__Task to carry out__. Leave out all pictures. Return exactly the lines from the top of the material through the line containing "ax = fig.add_axes([0.1021, 0.2092, 0.9038, 0.7421])".

### Data provided ###

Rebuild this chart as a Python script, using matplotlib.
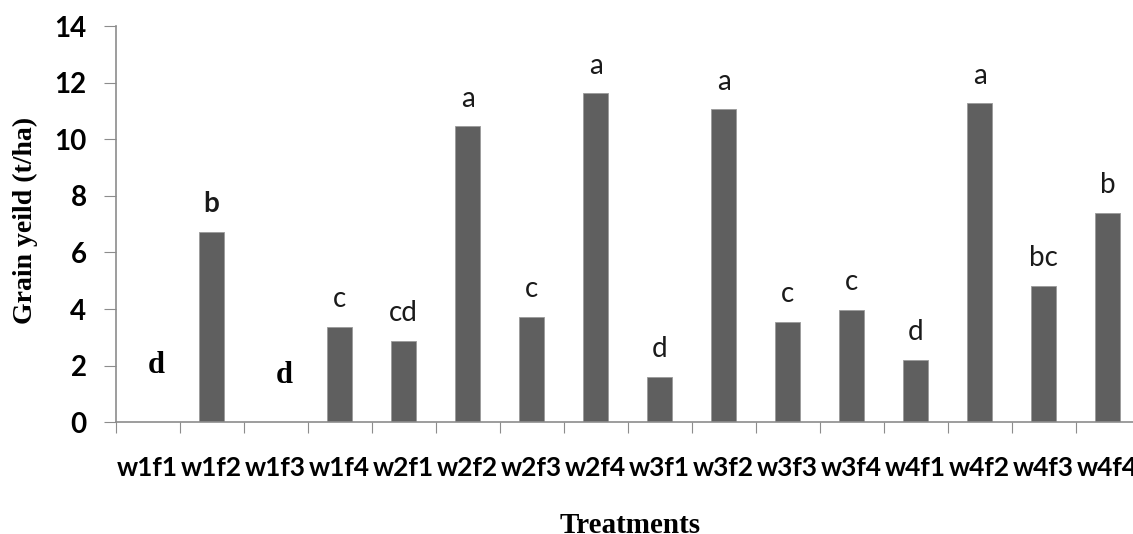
import matplotlib
matplotlib.use("Agg")
import matplotlib.pyplot as plt
import numpy as np

treatments = ["w1f1", "w1f2", "w1f3", "w1f4", "w2f1", "w2f2", "w2f3", "w2f4",
              "w3f1", "w3f2", "w3f3", "w3f4", "w4f1", "w4f2", "w4f3", "w4f4"]
grain_yield = [0.0, 6.73, 0.0, 3.38, 2.88, 10.45, 3.73, 11.62,
               1.6, 11.06, 3.55, 3.97, 2.2, 11.27, 4.83, 7.41]
letters = ["d", "b", "d", "c", "cd", "a", "c", "a",
           "d", "a", "c", "c", "d", "a", "bc", "b"]
# the two empty treatments carry hand-placed labels (x offset, baseline height)
manual_labels = {0: (0.14, 1.75), 2: (0.13, 1.38)}
bold_labels = {1}

SANS = ["Lato", "DejaVu Sans"]
SERIF = ["Liberation Serif", "DejaVu Serif"]
BAR = "#5f5f5f"
AXIS = "#8c8c8c"

fig = plt.figure(figsize=(11.33, 5.34), dpi=100)
ax = fig.add_axes([0.1021, 0.2092, 0.9038, 0.7421])

x = np.arange(len(treatments))
ax.bar(x, grain_yield, width=0.39, color=BAR, edgecolor="#9a9a9a", linewidth=0.6)

for i, (value, letter) in enumerate(zip(grain_yield, letters)):
    if i in manual_labels:
        dx, y = manual_labels[i]
        ax.text(i + dx, y, letter, ha="center", va="baseline", fontsize=22,
                fontweight="bold", family=SERIF)
    else:
        ax.text(i, value + 0.69, letter, ha="center", va="baseline", fontsize=20,
                fontweight="bold" if i in bold_labels else "normal", family=SANS,
                color="#1a1a1a")

ax.set_xlim(-0.5, len(treatments) - 0.5)
ax.set_ylim(0, 14)
ax.set_yticks(np.arange(0, 15, 2))
ax.set_yticklabels([str(v) for v in range(0, 15, 2)], family=SANS,
                   fontweight="bold", fontsize=20)

ax.set_xticks(np.arange(-0.5, len(treatments), 1.0))
ax.set_xticklabels([])
ax.set_xticks(x, minor=True)
ax.set_xticklabels(treatments, minor=True, family=SANS, fontweight="bold", fontsize=19)
ax.tick_params(axis="x", which="major", length=8, color=AXIS, direction="out")
ax.tick_params(axis="x", which="minor", length=0, pad=24)
ax.tick_params(axis="y", length=9, color=AXIS, pad=12)

for side in ("top", "right"):
    ax.spines[side].set_visible(False)
for side in ("left", "bottom"):
    ax.spines[side].set_color(AXIS)
    ax.spines[side].set_linewidth(1.2)

fig.text(0.022, 0.588, "Grain yeild (t/ha)", rotation=90, ha="center", va="center",
         family=SERIF, fontweight="bold", fontsize=20)
fig.text(0.556, 0.002, "Treatments", ha="center", va="baseline",
         family=SERIF, fontweight="bold", fontsize=21)

fig.savefig("out.png", dpi=100)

###

__Written response__.
Rebuild this chart as a Python script, using matplotlib.
import matplotlib
matplotlib.use("Agg")
import matplotlib.pyplot as plt
import numpy as np

treatments = ["w1f1", "w1f2", "w1f3", "w1f4", "w2f1", "w2f2", "w2f3", "w2f4",
              "w3f1", "w3f2", "w3f3", "w3f4", "w4f1", "w4f2", "w4f3", "w4f4"]
grain_yield = [0.0, 6.73, 0.0, 3.38, 2.88, 10.45, 3.73, 11.62,
               1.6, 11.06, 3.55, 3.97, 2.2, 11.27, 4.83, 7.41]
letters = ["d", "b", "d", "c", "cd", "a", "c", "a",
           "d", "a", "c", "c", "d", "a", "bc", "b"]
# the two empty treatments carry hand-placed labels (x offset, baseline height)
manual_labels = {0: (0.14, 1.75), 2: (0.13, 1.38)}
bold_labels = {1}

SANS = ["Lato", "DejaVu Sans"]
SERIF = ["Liberation Serif", "DejaVu Serif"]
BAR = "#5f5f5f"
AXIS = "#8c8c8c"

fig = plt.figure(figsize=(11.33, 5.34), dpi=100)
ax = fig.add_axes([0.1021, 0.2092, 0.9038, 0.7421])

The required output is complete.